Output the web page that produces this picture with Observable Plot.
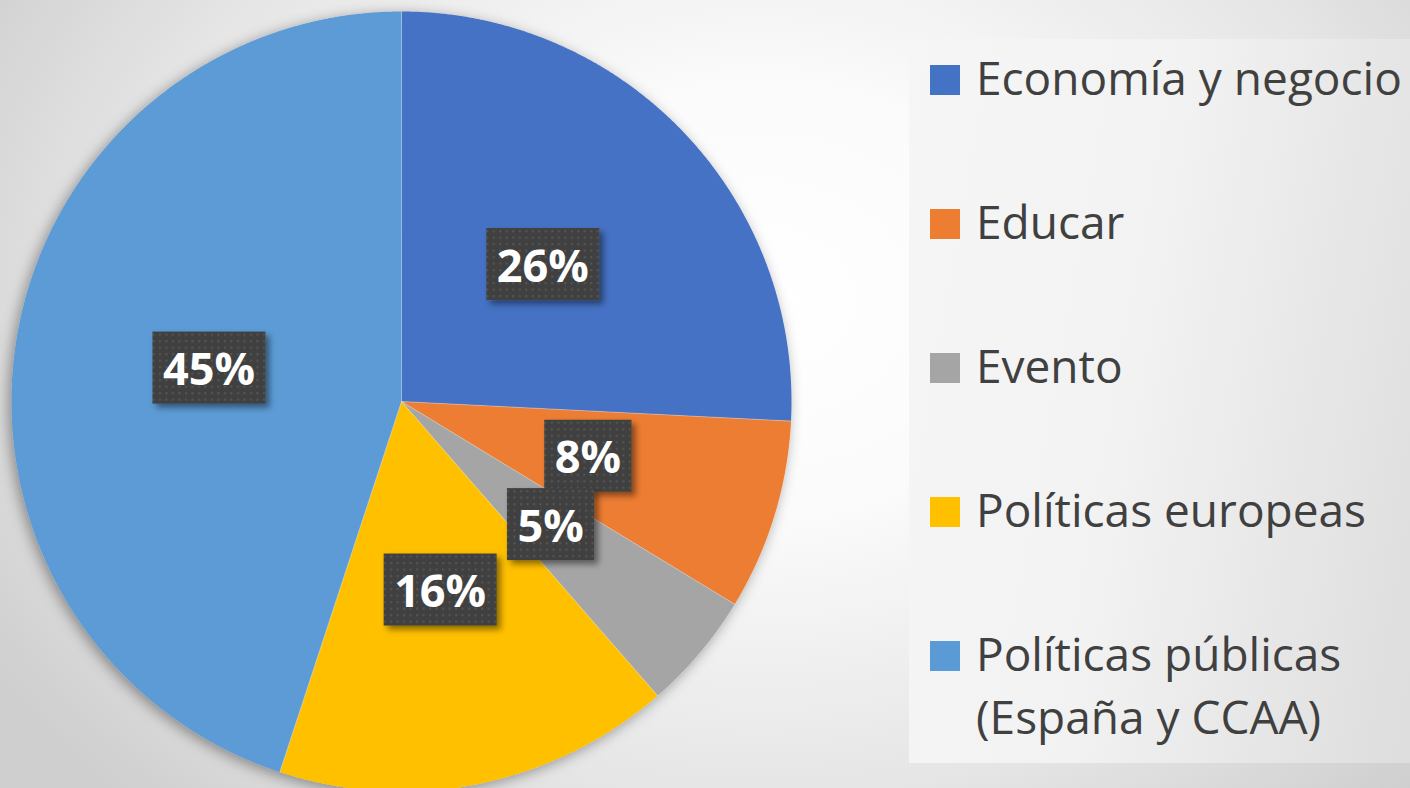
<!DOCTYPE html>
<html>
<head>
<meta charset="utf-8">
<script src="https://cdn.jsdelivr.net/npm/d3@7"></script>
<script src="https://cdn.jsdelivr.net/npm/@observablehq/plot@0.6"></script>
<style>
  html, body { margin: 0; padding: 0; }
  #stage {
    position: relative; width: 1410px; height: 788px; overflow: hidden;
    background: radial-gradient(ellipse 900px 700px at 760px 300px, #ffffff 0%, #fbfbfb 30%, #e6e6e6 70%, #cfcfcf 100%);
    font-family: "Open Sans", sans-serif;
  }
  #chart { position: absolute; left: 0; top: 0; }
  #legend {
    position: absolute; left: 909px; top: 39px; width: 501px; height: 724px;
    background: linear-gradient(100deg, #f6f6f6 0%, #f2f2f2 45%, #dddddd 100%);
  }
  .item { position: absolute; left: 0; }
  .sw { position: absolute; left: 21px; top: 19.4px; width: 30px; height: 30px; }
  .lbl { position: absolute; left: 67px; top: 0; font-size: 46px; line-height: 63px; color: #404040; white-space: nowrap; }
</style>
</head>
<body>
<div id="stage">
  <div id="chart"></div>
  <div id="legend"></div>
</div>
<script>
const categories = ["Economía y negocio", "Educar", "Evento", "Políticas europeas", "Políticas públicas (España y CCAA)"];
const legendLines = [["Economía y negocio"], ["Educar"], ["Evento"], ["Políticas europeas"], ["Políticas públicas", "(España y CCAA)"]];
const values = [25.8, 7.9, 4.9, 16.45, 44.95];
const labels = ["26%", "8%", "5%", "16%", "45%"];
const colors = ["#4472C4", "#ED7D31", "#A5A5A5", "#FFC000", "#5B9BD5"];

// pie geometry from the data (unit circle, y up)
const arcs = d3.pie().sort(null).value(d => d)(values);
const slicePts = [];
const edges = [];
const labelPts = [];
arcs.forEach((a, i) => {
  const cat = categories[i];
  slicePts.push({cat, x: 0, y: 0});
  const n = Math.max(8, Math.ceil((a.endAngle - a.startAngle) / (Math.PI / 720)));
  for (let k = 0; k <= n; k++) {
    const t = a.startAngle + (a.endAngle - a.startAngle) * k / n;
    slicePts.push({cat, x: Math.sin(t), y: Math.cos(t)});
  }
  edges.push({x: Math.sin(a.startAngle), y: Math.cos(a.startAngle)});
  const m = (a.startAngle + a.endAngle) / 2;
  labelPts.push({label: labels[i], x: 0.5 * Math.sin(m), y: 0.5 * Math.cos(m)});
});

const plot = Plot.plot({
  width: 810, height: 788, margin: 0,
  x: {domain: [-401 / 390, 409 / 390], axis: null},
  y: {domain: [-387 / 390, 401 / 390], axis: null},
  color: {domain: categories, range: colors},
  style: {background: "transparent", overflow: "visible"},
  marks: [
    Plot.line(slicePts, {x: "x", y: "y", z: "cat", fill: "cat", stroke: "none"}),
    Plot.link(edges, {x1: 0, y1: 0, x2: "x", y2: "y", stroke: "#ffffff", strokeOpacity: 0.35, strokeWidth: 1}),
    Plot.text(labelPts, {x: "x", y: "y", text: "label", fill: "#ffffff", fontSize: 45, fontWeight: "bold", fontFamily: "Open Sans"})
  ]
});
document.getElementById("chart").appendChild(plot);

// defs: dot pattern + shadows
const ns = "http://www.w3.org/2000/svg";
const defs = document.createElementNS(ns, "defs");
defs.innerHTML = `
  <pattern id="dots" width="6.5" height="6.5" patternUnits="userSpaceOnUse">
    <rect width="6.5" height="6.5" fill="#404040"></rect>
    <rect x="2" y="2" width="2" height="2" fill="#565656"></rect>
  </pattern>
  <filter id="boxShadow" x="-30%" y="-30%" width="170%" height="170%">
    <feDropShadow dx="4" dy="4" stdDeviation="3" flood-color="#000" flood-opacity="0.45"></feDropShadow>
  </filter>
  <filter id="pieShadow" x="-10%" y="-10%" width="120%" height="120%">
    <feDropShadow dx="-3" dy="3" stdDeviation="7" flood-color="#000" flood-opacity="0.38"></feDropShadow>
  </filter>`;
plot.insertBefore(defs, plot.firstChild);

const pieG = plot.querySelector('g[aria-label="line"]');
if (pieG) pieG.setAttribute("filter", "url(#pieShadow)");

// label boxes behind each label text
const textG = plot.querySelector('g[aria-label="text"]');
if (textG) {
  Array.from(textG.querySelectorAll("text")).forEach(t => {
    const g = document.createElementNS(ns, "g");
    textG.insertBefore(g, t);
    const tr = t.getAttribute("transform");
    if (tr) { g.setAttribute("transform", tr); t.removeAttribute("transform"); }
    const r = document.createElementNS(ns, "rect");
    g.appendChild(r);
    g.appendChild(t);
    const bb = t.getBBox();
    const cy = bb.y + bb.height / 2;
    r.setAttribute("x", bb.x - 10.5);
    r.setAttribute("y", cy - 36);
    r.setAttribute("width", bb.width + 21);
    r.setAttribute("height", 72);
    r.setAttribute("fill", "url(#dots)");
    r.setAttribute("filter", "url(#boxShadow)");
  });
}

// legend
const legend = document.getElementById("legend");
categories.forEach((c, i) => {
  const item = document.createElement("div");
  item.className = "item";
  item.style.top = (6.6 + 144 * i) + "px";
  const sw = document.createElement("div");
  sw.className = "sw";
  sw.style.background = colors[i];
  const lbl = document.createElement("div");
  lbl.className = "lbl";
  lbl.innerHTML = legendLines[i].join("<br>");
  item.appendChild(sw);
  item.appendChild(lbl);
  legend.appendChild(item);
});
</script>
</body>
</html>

> [What you need to do] Restate the data above word for word. Do not include the images.

> [Solution]
Output the web page that produces this picture with Observable Plot.
<!DOCTYPE html>
<html>
<head>
<meta charset="utf-8">
<script src="https://cdn.jsdelivr.net/npm/d3@7"></script>
<script src="https://cdn.jsdelivr.net/npm/@observablehq/plot@0.6"></script>
<style>
  html, body { margin: 0; padding: 0; }
  #stage {
    position: relative; width: 1410px; height: 788px; overflow: hidden;
    background: radial-gradient(ellipse 900px 700px at 760px 300px, #ffffff 0%, #fbfbfb 30%, #e6e6e6 70%, #cfcfcf 100%);
    font-family: "Open Sans", sans-serif;
  }
  #chart { position: absolute; left: 0; top: 0; }
  #legend {
    position: absolute; left: 909px; top: 39px; width: 501px; height: 724px;
    background: linear-gradient(100deg, #f6f6f6 0%, #f2f2f2 45%, #dddddd 100%);
  }
  .item { position: absolute; left: 0; }
  .sw { position: absolute; left: 21px; top: 19.4px; width: 30px; height: 30px; }
  .lbl { position: absolute; left: 67px; top: 0; font-size: 46px; line-height: 63px; color: #404040; white-space: nowrap; }
</style>
</head>
<body>
<div id="stage">
  <div id="chart"></div>
  <div id="legend"></div>
</div>
<script>
const categories = ["Economía y negocio", "Educar", "Evento", "Políticas europeas", "Políticas públicas (España y CCAA)"];
const legendLines = [["Economía y negocio"], ["Educar"], ["Evento"], ["Políticas europeas"], ["Políticas públicas", "(España y CCAA)"]];
const values = [25.8, 7.9, 4.9, 16.45, 44.95];
const labels = ["26%", "8%", "5%", "16%", "45%"];
const colors = ["#4472C4", "#ED7D31", "#A5A5A5", "#FFC000", "#5B9BD5"];

// pie geometry from the data (unit circle, y up)
const arcs = d3.pie().sort(null).value(d => d)(values);
const slicePts = [];
const edges = [];
const labelPts = [];
arcs.forEach((a, i) => {
  const cat = categories[i];
  slicePts.push({cat, x: 0, y: 0});
  const n = Math.max(8, Math.ceil((a.endAngle - a.startAngle) / (Math.PI / 720)));
  for (let k = 0; k <= n; k++) {
    const t = a.startAngle + (a.endAngle - a.startAngle) * k / n;
    slicePts.push({cat, x: Math.sin(t), y: Math.cos(t)});
  }
  edges.push({x: Math.sin(a.startAngle), y: Math.cos(a.startAngle)});
  const m = (a.startAngle + a.endAngle) / 2;
  labelPts.push({label: labels[i], x: 0.5 * Math.sin(m), y: 0.5 * Math.cos(m)});
});

const plot = Plot.plot({
  width: 810, height: 788, margin: 0,
  x: {domain: [-401 / 390, 409 / 390], axis: null},
  y: {domain: [-387 / 390, 401 / 390], axis: null},
  color: {domain: categories, range: colors},
  style: {background: "transparent", overflow: "visible"},
  marks: [
    Plot.line(slicePts, {x: "x", y: "y", z: "cat", fill: "cat", stroke: "none"}),
    Plot.link(edges, {x1: 0, y1: 0, x2: "x", y2: "y", stroke: "#ffffff", strokeOpacity: 0.35, strokeWidth: 1}),
    Plot.text(labelPts, {x: "x", y: "y", text: "label", fill: "#ffffff", fontSize: 45, fontWeight: "bold", fontFamily: "Open Sans"})
  ]
});
document.getElementById("chart").appendChild(plot);

// defs: dot pattern + shadows
const ns = "http://www.w3.org/2000/svg";
const defs = document.createElementNS(ns, "defs");
defs.innerHTML = `
  <pattern id="dots" width="6.5" height="6.5" patternUnits="userSpaceOnUse">
    <rect width="6.5" height="6.5" fill="#404040"></rect>
    <rect x="2" y="2" width="2" height="2" fill="#565656"></rect>
  </pattern>
  <filter id="boxShadow" x="-30%" y="-30%" width="170%" height="170%">
    <feDropShadow dx="4" dy="4" stdDeviation="3" flood-color="#000" flood-opacity="0.45"></feDropShadow>
  </filter>
  <filter id="pieShadow" x="-10%" y="-10%" width="120%" height="120%">
    <feDropShadow dx="-3" dy="3" stdDeviation="7" flood-color="#000" flood-opacity="0.38"></feDropShadow>
  </filter>`;
plot.insertBefore(defs, plot.firstChild);

const pieG = plot.querySelector('g[aria-label="line"]');
if (pieG) pieG.setAttribute("filter", "url(#pieShadow)");

// label boxes behind each label text
const textG = plot.querySelector('g[aria-label="text"]');
if (textG) {
  Array.from(textG.querySelectorAll("text")).forEach(t => {
    const g = document.createElementNS(ns, "g");
    textG.insertBefore(g, t);
    const tr = t.getAttribute("transform");
    if (tr) { g.setAttribute("transform", tr); t.removeAttribute("transform"); }
    const r = document.createElementNS(ns, "rect");
    g.appendChild(r);
    g.appendChild(t);
    const bb = t.getBBox();
    const cy = bb.y + bb.height / 2;
    r.setAttribute("x", bb.x - 10.5);
    r.setAttribute("y", cy - 36);
    r.setAttribute("width", bb.width + 21);
    r.setAttribute("height", 72);
    r.setAttribute("fill", "url(#dots)");
    r.setAttribute("filter", "url(#boxShadow)");
  });
}

// legend
const legend = document.getElementById("legend");
categories.forEach((c, i) => {
  const item = document.createElement("div");
  item.className = "item";
  item.style.top = (6.6 + 144 * i) + "px";
  const sw = document.createElement("div");
  sw.className = "sw";
  sw.style.background = colors[i];
  const lbl = document.createElement("div");
  lbl.className = "lbl";
  lbl.innerHTML = legendLines[i].join("<br>");
  item.appendChild(sw);
  item.appendChild(lbl);
  legend.appendChild(item);
});
</script>
</body>
</html>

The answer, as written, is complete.